Standard Deviation in Python

standard-deviation.png

The standard deviation measures the amount of deviation (or perturbation) of the values of a set, when compared with their mean (or average).

If we have a set of values, e.g.

100
50
30
65
76
93
53
28
61
7

The idea is to compare each value with the mean (56.3), by for example subtracting the mean from the value.

import numpy as np
values = np.array(values)
distances = values - values.mean()
print(f"Distances:\n{distances}")
Distances:
[[ 43.7]
 [ -6.3]
 [-26.3]
 [  8.7]
 [ 19.7]
 [ 36.7]
 [ -3.3]
 [-28.3]
 [  4.7]
 [-49.3]]

Note that these values can be negative, so as in our discussion on linear regression and least square method we can square these values to have only positive distances.

In order to obtain a single value insight of the dispersion we could add the squared distances. Finally, to correct the units, we take the square root of the sum.

OBSERVATION: as the number of values considered increases, the described quantity starts to blow up, independently of the dispersion of the values! Hence, we introduce a normalization of the sum!

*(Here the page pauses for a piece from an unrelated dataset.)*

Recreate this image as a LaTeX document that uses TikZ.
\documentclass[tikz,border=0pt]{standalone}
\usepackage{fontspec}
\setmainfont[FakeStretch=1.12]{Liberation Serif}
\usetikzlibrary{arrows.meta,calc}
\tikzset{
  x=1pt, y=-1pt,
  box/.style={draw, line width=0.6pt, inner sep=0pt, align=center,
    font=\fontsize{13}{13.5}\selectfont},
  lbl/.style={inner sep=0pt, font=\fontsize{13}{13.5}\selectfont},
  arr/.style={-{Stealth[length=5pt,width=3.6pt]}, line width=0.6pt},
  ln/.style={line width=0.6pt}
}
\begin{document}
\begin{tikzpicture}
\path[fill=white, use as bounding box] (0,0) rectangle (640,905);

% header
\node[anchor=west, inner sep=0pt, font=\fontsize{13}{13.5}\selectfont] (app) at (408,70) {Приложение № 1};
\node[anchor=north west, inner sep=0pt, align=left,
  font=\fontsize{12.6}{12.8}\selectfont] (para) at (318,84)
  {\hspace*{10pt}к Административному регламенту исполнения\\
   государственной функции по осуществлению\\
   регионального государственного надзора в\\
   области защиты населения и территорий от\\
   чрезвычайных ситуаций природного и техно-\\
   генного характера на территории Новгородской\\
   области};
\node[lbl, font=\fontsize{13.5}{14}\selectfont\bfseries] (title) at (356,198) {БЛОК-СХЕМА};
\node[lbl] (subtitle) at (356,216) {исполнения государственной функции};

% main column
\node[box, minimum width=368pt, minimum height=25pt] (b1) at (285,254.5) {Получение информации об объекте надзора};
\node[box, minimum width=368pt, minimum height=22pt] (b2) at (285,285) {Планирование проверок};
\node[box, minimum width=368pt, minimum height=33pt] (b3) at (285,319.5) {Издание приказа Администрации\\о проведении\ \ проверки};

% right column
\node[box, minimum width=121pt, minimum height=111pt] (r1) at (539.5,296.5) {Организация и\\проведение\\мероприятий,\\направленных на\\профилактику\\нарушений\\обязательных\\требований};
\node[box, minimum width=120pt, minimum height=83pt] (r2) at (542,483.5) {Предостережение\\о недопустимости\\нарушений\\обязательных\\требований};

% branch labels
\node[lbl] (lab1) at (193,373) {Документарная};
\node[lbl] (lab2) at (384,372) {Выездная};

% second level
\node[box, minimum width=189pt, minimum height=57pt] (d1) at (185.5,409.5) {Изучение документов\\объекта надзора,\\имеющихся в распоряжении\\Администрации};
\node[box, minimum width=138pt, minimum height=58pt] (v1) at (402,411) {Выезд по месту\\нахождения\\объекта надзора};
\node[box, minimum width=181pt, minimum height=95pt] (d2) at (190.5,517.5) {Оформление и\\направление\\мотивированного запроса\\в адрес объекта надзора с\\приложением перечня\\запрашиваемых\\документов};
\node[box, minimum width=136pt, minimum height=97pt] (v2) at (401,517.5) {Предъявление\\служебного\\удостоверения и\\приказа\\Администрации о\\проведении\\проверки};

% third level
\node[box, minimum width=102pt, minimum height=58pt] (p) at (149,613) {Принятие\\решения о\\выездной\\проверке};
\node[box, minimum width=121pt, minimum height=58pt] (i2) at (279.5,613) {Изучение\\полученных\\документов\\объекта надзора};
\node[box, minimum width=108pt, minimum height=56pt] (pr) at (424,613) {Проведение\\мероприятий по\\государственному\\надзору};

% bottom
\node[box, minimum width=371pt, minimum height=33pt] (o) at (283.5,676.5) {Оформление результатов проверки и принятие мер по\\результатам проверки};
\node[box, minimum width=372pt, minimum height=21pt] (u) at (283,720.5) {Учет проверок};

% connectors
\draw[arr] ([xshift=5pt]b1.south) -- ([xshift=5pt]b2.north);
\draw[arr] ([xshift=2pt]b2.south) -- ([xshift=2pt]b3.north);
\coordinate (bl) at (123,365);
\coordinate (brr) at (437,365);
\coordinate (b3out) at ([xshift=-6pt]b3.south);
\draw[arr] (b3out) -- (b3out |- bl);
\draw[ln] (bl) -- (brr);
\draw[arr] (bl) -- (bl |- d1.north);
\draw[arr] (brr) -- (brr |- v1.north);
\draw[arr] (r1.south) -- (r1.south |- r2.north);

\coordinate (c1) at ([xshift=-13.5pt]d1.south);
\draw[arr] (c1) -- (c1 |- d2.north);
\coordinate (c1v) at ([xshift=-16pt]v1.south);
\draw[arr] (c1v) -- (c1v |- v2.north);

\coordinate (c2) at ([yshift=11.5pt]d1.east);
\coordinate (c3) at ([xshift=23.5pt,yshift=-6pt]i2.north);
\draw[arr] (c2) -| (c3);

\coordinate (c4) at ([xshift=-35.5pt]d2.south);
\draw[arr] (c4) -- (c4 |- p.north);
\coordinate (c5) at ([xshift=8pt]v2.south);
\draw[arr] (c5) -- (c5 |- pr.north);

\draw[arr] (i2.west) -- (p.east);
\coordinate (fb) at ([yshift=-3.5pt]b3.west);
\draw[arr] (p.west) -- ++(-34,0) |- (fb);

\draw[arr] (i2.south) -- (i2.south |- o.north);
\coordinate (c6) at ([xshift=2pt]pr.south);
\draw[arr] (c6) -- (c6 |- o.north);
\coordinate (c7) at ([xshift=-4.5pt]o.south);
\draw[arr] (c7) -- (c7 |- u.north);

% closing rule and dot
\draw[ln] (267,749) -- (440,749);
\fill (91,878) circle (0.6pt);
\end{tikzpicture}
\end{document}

The standard deviation is then calculated using the formula

\begin{equation*} \sigma = \sqrt{\frac{\sum_{i=1}^N (x_i - \bar{x})^2}{N}}. \end{equation*}

Calculation in python

print(f"Values: \n {values}")
Values: 
 [[100], [50], [30], [65], [76], [93], [53], [28], [61], [7]]
import numpy as np
print(f"Numpy SD: {np.array(values).std()}")
Numpy SD: 27.777868888739466
import pandas as pd
print(f"Pandas SD: {pd.DataFrame(values).std()}")
Pandas SD: 0    29.280445
dtype: float64
import statistics
import numpy as np
values = np.array(values).flatten().astype(float)
print(f"Statistics Mean: {statistics.stdev(values)}")
Statistics Mean: 29.28044474464902

Why do the results differ?

Actually there are two types of standard deviation calculations: population and sample standard deviations. The population standard deviation pertains to the entire data set, while the sample standard deviation concerns a subset or sample of the population.

Their calculation formulas differ in the denominator factor,

\begin{align*} \sigma_p & = \sqrt{\frac{\sum_{i=1}^N (x_i - \bar{x})^2}{N}}, & \sigma_s & = \sqrt{\frac{\sum_{i=1}^N (x_i - \bar{x})^2}{N - 1}}. \end{align*}

For large amount of data, their numerical difference shrinks.

From the above results we infer that by default numpy computes the population standard deviation, while pandas and statistics compute the sample standard deviation.

Table 1: Methods used to compute both standard deviations in the three python libraries.
  numpy pandas statistics
\(\sigma_p\) .std() .std(ddof=0) pstdev()
\(\sigma_s\) .std(ddof=0) .std() stdev()

Reflection

It is not enough to know the code to get a result. It is important to grasp how the code works.